**PROMPT:** In this exercise, return the whole listing exactly, excluding any images.

**SUPPLIED MATERIAL:**
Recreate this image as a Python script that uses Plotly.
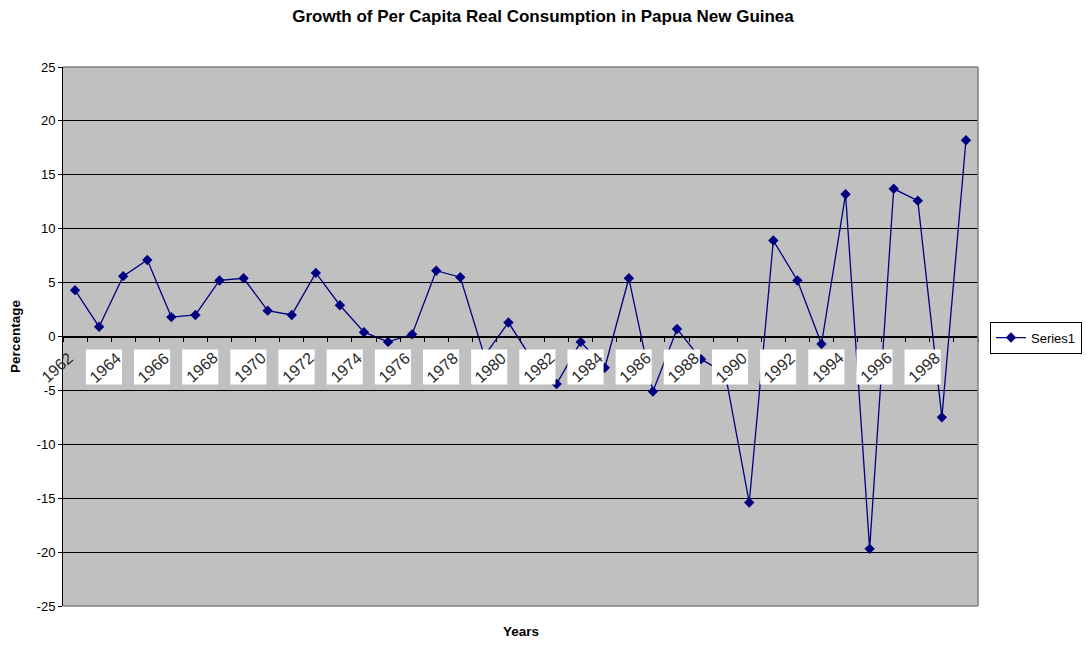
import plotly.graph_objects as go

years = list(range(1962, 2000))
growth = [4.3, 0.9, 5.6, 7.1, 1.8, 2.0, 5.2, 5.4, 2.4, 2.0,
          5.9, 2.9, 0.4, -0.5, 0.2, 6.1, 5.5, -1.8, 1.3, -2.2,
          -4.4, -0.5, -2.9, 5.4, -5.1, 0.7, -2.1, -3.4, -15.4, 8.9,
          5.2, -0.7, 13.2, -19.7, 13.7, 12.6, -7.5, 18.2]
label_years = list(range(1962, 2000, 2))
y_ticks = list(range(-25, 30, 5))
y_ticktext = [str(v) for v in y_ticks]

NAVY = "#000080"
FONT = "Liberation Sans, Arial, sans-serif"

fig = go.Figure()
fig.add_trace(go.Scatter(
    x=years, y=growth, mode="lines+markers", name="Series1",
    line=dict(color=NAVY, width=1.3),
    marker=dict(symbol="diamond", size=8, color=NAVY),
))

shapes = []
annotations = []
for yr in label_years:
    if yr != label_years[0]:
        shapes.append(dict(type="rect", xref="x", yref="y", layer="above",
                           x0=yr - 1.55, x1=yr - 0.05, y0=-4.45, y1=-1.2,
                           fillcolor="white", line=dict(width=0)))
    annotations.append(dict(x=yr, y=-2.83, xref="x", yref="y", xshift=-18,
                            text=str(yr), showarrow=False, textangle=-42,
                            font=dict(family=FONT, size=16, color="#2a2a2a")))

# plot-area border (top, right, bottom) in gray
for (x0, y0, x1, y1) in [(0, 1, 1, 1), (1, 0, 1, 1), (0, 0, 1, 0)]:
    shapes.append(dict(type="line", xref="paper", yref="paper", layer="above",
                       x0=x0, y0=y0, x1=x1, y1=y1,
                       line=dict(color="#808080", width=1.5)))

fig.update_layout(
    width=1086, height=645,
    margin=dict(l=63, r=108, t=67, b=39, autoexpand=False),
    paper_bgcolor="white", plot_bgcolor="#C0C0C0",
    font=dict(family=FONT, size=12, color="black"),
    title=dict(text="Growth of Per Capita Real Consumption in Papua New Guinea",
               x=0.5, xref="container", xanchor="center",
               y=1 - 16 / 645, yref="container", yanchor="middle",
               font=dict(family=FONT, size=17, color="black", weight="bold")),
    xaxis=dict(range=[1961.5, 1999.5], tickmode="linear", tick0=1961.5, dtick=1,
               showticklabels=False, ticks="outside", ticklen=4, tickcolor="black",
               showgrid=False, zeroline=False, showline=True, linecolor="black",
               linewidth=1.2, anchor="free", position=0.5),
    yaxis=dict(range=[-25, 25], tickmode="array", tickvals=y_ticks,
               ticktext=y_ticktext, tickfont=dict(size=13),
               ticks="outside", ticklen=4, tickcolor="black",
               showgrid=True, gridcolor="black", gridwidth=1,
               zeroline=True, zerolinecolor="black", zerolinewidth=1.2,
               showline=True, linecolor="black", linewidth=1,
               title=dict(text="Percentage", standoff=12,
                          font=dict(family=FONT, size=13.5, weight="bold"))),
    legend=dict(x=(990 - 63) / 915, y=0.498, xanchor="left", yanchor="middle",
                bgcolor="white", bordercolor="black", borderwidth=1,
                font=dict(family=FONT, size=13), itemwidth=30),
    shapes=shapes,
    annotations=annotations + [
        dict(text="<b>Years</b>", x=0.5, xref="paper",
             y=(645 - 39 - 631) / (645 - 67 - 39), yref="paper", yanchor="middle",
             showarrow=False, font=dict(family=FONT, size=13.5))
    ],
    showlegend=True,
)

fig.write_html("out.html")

**ANSWER:**
Recreate this image as a Python script that uses Plotly.
import plotly.graph_objects as go

years = list(range(1962, 2000))
growth = [4.3, 0.9, 5.6, 7.1, 1.8, 2.0, 5.2, 5.4, 2.4, 2.0,
          5.9, 2.9, 0.4, -0.5, 0.2, 6.1, 5.5, -1.8, 1.3, -2.2,
          -4.4, -0.5, -2.9, 5.4, -5.1, 0.7, -2.1, -3.4, -15.4, 8.9,
          5.2, -0.7, 13.2, -19.7, 13.7, 12.6, -7.5, 18.2]
label_years = list(range(1962, 2000, 2))
y_ticks = list(range(-25, 30, 5))
y_ticktext = [str(v) for v in y_ticks]

NAVY = "#000080"
FONT = "Liberation Sans, Arial, sans-serif"

fig = go.Figure()
fig.add_trace(go.Scatter(
    x=years, y=growth, mode="lines+markers", name="Series1",
    line=dict(color=NAVY, width=1.3),
    marker=dict(symbol="diamond", size=8, color=NAVY),
))

shapes = []
annotations = []
for yr in label_years:
    if yr != label_years[0]:
        shapes.append(dict(type="rect", xref="x", yref="y", layer="above",
                           x0=yr - 1.55, x1=yr - 0.05, y0=-4.45, y1=-1.2,
                           fillcolor="white", line=dict(width=0)))
    annotations.append(dict(x=yr, y=-2.83, xref="x", yref="y", xshift=-18,
                            text=str(yr), showarrow=False, textangle=-42,
                            font=dict(family=FONT, size=16, color="#2a2a2a")))

# plot-area border (top, right, bottom) in gray
for (x0, y0, x1, y1) in [(0, 1, 1, 1), (1, 0, 1, 1), (0, 0, 1, 0)]:
    shapes.append(dict(type="line", xref="paper", yref="paper", layer="above",
                       x0=x0, y0=y0, x1=x1, y1=y1,
                       line=dict(color="#808080", width=1.5)))

fig.update_layout(
    width=1086, height=645,
    margin=dict(l=63, r=108, t=67, b=39, autoexpand=False),
    paper_bgcolor="white", plot_bgcolor="#C0C0C0",
    font=dict(family=FONT, size=12, color="black"),
    title=dict(text="Growth of Per Capita Real Consumption in Papua New Guinea",
               x=0.5, xref="container", xanchor="center",
               y=1 - 16 / 645, yref="container", yanchor="middle",
               font=dict(family=FONT, size=17, color="black", weight="bold")),
    xaxis=dict(range=[1961.5, 1999.5], tickmode="linear", tick0=1961.5, dtick=1,
               showticklabels=False, ticks="outside", ticklen=4, tickcolor="black",
               showgrid=False, zeroline=False, showline=True, linecolor="black",
               linewidth=1.2, anchor="free", position=0.5),
    yaxis=dict(range=[-25, 25], tickmode="array", tickvals=y_ticks,
               ticktext=y_ticktext, tickfont=dict(size=13),
               ticks="outside", ticklen=4, tickcolor="black",
               showgrid=True, gridcolor="black", gridwidth=1,
               zeroline=True, zerolinecolor="black", zerolinewidth=1.2,
               showline=True, linecolor="black", linewidth=1,
               title=dict(text="Percentage", standoff=12,
                          font=dict(family=FONT, size=13.5, weight="bold"))),
    legend=dict(x=(990 - 63) / 915, y=0.498, xanchor="left", yanchor="middle",
                bgcolor="white", bordercolor="black", borderwidth=1,
                font=dict(family=FONT, size=13), itemwidth=30),
    shapes=shapes,
    annotations=annotations + [
        dict(text="<b>Years</b>", x=0.5, xref="paper",
             y=(645 - 39 - 631) / (645 - 67 - 39), yref="paper", yanchor="middle",
             showarrow=False, font=dict(family=FONT, size=13.5))
    ],
    showlegend=True,
)

fig.write_html("out.html")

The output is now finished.